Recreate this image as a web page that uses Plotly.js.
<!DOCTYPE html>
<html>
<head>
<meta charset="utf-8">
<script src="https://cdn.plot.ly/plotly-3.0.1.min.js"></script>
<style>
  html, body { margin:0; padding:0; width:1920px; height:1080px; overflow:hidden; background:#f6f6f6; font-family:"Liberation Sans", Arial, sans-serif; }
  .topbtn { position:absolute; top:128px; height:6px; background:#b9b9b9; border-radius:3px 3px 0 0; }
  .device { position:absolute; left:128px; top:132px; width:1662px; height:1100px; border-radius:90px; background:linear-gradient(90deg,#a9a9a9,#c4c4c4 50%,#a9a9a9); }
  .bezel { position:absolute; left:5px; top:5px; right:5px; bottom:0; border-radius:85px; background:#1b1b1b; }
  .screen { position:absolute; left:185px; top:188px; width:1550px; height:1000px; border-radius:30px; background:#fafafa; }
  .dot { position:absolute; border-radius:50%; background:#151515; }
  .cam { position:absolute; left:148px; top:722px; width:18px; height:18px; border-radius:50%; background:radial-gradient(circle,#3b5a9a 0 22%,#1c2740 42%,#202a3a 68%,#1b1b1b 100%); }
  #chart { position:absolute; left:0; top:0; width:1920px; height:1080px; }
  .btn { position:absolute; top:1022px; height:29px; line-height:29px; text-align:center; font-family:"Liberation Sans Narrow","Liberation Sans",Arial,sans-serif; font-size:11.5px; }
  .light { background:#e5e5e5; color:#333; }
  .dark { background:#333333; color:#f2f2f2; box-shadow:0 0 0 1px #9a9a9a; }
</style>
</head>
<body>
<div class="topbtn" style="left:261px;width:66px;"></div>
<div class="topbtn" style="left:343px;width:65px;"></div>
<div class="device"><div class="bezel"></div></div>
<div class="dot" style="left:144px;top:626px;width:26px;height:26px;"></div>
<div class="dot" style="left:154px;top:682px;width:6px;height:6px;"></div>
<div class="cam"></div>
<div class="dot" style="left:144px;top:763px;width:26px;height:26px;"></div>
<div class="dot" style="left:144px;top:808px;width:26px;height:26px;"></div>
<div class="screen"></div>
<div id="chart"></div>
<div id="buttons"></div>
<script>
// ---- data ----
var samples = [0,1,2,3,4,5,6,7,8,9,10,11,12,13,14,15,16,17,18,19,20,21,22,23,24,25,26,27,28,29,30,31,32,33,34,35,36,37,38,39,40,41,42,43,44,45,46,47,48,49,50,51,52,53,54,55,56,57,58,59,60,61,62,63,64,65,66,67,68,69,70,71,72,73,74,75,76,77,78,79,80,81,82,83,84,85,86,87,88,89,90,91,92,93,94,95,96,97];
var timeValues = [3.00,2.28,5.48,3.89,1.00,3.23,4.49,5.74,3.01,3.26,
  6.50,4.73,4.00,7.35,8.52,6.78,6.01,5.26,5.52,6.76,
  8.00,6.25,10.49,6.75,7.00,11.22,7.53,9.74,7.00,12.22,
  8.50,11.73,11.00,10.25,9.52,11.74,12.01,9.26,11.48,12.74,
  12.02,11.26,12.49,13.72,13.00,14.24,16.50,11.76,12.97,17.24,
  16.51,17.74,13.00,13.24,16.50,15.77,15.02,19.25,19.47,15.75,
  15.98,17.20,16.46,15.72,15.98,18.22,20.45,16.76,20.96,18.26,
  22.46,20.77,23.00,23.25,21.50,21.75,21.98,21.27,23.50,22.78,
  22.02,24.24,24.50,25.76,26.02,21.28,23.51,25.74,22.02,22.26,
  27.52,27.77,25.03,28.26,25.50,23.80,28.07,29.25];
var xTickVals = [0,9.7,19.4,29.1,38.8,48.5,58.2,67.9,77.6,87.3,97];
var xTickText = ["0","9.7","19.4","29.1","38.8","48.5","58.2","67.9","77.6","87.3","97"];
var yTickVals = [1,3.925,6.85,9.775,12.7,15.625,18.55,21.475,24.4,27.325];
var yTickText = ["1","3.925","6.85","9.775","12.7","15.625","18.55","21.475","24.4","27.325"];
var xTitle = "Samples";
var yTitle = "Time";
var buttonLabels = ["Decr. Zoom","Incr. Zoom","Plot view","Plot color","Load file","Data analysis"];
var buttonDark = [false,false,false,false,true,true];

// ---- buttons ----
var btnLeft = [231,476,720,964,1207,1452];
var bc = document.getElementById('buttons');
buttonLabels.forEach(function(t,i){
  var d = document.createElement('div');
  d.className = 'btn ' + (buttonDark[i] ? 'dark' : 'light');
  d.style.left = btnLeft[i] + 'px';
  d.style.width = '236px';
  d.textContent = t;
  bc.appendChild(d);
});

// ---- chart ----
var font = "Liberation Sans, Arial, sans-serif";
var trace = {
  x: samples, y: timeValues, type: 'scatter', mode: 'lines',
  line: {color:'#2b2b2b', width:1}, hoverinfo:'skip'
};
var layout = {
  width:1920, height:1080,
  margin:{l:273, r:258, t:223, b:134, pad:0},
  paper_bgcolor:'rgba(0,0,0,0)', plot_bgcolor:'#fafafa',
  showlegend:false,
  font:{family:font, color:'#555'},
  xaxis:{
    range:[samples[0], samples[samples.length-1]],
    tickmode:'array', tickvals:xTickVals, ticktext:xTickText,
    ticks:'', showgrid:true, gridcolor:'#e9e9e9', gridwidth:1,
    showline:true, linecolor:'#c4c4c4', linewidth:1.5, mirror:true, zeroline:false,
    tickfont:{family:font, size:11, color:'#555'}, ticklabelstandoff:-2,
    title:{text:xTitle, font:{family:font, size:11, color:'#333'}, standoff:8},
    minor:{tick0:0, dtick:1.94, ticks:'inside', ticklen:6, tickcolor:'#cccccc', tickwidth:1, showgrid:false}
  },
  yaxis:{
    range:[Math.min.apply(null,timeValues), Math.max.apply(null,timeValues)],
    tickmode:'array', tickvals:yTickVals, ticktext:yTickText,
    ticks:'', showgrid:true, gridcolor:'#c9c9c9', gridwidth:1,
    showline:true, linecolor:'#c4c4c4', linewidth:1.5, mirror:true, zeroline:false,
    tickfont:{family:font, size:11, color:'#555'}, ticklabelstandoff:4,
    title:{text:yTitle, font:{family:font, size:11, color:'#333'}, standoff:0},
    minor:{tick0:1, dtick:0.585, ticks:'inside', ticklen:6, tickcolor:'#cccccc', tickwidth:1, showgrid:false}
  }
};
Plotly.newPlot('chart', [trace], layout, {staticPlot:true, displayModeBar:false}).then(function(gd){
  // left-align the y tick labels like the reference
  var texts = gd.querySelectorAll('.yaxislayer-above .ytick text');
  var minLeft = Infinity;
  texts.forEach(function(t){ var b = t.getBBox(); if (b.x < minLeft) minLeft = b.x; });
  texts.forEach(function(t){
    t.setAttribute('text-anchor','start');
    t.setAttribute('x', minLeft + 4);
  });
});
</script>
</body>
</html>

++++++++++

Output the listing above without altering a single character.

Complete answer ::
Recreate this image as a web page that uses Plotly.js.
<!DOCTYPE html>
<html>
<head>
<meta charset="utf-8">
<script src="https://cdn.plot.ly/plotly-3.0.1.min.js"></script>
<style>
  html, body { margin:0; padding:0; width:1920px; height:1080px; overflow:hidden; background:#f6f6f6; font-family:"Liberation Sans", Arial, sans-serif; }
  .topbtn { position:absolute; top:128px; height:6px; background:#b9b9b9; border-radius:3px 3px 0 0; }
  .device { position:absolute; left:128px; top:132px; width:1662px; height:1100px; border-radius:90px; background:linear-gradient(90deg,#a9a9a9,#c4c4c4 50%,#a9a9a9); }
  .bezel { position:absolute; left:5px; top:5px; right:5px; bottom:0; border-radius:85px; background:#1b1b1b; }
  .screen { position:absolute; left:185px; top:188px; width:1550px; height:1000px; border-radius:30px; background:#fafafa; }
  .dot { position:absolute; border-radius:50%; background:#151515; }
  .cam { position:absolute; left:148px; top:722px; width:18px; height:18px; border-radius:50%; background:radial-gradient(circle,#3b5a9a 0 22%,#1c2740 42%,#202a3a 68%,#1b1b1b 100%); }
  #chart { position:absolute; left:0; top:0; width:1920px; height:1080px; }
  .btn { position:absolute; top:1022px; height:29px; line-height:29px; text-align:center; font-family:"Liberation Sans Narrow","Liberation Sans",Arial,sans-serif; font-size:11.5px; }
  .light { background:#e5e5e5; color:#333; }
  .dark { background:#333333; color:#f2f2f2; box-shadow:0 0 0 1px #9a9a9a; }
</style>
</head>
<body>
<div class="topbtn" style="left:261px;width:66px;"></div>
<div class="topbtn" style="left:343px;width:65px;"></div>
<div class="device"><div class="bezel"></div></div>
<div class="dot" style="left:144px;top:626px;width:26px;height:26px;"></div>
<div class="dot" style="left:154px;top:682px;width:6px;height:6px;"></div>
<div class="cam"></div>
<div class="dot" style="left:144px;top:763px;width:26px;height:26px;"></div>
<div class="dot" style="left:144px;top:808px;width:26px;height:26px;"></div>
<div class="screen"></div>
<div id="chart"></div>
<div id="buttons"></div>
<script>
// ---- data ----
var samples = [0,1,2,3,4,5,6,7,8,9,10,11,12,13,14,15,16,17,18,19,20,21,22,23,24,25,26,27,28,29,30,31,32,33,34,35,36,37,38,39,40,41,42,43,44,45,46,47,48,49,50,51,52,53,54,55,56,57,58,59,60,61,62,63,64,65,66,67,68,69,70,71,72,73,74,75,76,77,78,79,80,81,82,83,84,85,86,87,88,89,90,91,92,93,94,95,96,97];
var timeValues = [3.00,2.28,5.48,3.89,1.00,3.23,4.49,5.74,3.01,3.26,
  6.50,4.73,4.00,7.35,8.52,6.78,6.01,5.26,5.52,6.76,
  8.00,6.25,10.49,6.75,7.00,11.22,7.53,9.74,7.00,12.22,
  8.50,11.73,11.00,10.25,9.52,11.74,12.01,9.26,11.48,12.74,
  12.02,11.26,12.49,13.72,13.00,14.24,16.50,11.76,12.97,17.24,
  16.51,17.74,13.00,13.24,16.50,15.77,15.02,19.25,19.47,15.75,
  15.98,17.20,16.46,15.72,15.98,18.22,20.45,16.76,20.96,18.26,
  22.46,20.77,23.00,23.25,21.50,21.75,21.98,21.27,23.50,22.78,
  22.02,24.24,24.50,25.76,26.02,21.28,23.51,25.74,22.02,22.26,
  27.52,27.77,25.03,28.26,25.50,23.80,28.07,29.25];
var xTickVals = [0,9.7,19.4,29.1,38.8,48.5,58.2,67.9,77.6,87.3,97];
var xTickText = ["0","9.7","19.4","29.1","38.8","48.5","58.2","67.9","77.6","87.3","97"];
var yTickVals = [1,3.925,6.85,9.775,12.7,15.625,18.55,21.475,24.4,27.325];
var yTickText = ["1","3.925","6.85","9.775","12.7","15.625","18.55","21.475","24.4","27.325"];
var xTitle = "Samples";
var yTitle = "Time";
var buttonLabels = ["Decr. Zoom","Incr. Zoom","Plot view","Plot color","Load file","Data analysis"];
var buttonDark = [false,false,false,false,true,true];

// ---- buttons ----
var btnLeft = [231,476,720,964,1207,1452];
var bc = document.getElementById('buttons');
buttonLabels.forEach(function(t,i){
  var d = document.createElement('div');
  d.className = 'btn ' + (buttonDark[i] ? 'dark' : 'light');
  d.style.left = btnLeft[i] + 'px';
  d.style.width = '236px';
  d.textContent = t;
  bc.appendChild(d);
});

// ---- chart ----
var font = "Liberation Sans, Arial, sans-serif";
var trace = {
  x: samples, y: timeValues, type: 'scatter', mode: 'lines',
  line: {color:'#2b2b2b', width:1}, hoverinfo:'skip'
};
var layout = {
  width:1920, height:1080,
  margin:{l:273, r:258, t:223, b:134, pad:0},
  paper_bgcolor:'rgba(0,0,0,0)', plot_bgcolor:'#fafafa',
  showlegend:false,
  font:{family:font, color:'#555'},
  xaxis:{
    range:[samples[0], samples[samples.length-1]],
    tickmode:'array', tickvals:xTickVals, ticktext:xTickText,
    ticks:'', showgrid:true, gridcolor:'#e9e9e9', gridwidth:1,
    showline:true, linecolor:'#c4c4c4', linewidth:1.5, mirror:true, zeroline:false,
    tickfont:{family:font, size:11, color:'#555'}, ticklabelstandoff:-2,
    title:{text:xTitle, font:{family:font, size:11, color:'#333'}, standoff:8},
    minor:{tick0:0, dtick:1.94, ticks:'inside', ticklen:6, tickcolor:'#cccccc', tickwidth:1, showgrid:false}
  },
  yaxis:{
    range:[Math.min.apply(null,timeValues), Math.max.apply(null,timeValues)],
    tickmode:'array', tickvals:yTickVals, ticktext:yTickText,
    ticks:'', showgrid:true, gridcolor:'#c9c9c9', gridwidth:1,
    showline:true, linecolor:'#c4c4c4', linewidth:1.5, mirror:true, zeroline:false,
    tickfont:{family:font, size:11, color:'#555'}, ticklabelstandoff:4,
    title:{text:yTitle, font:{family:font, size:11, color:'#333'}, standoff:0},
    minor:{tick0:1, dtick:0.585, ticks:'inside', ticklen:6, tickcolor:'#cccccc', tickwidth:1, showgrid:false}
  }
};
Plotly.newPlot('chart', [trace], layout, {staticPlot:true, displayModeBar:false}).then(function(gd){
  // left-align the y tick labels like the reference
  var texts = gd.querySelectorAll('.yaxislayer-above .ytick text');
  var minLeft = Infinity;
  texts.forEach(function(t){ var b = t.getBBox(); if (b.x < minLeft) minLeft = b.x; });
  texts.forEach(function(t){
    t.setAttribute('text-anchor','start');
    t.setAttribute('x', minLeft + 4);
  });
});
</script>
</body>
</html>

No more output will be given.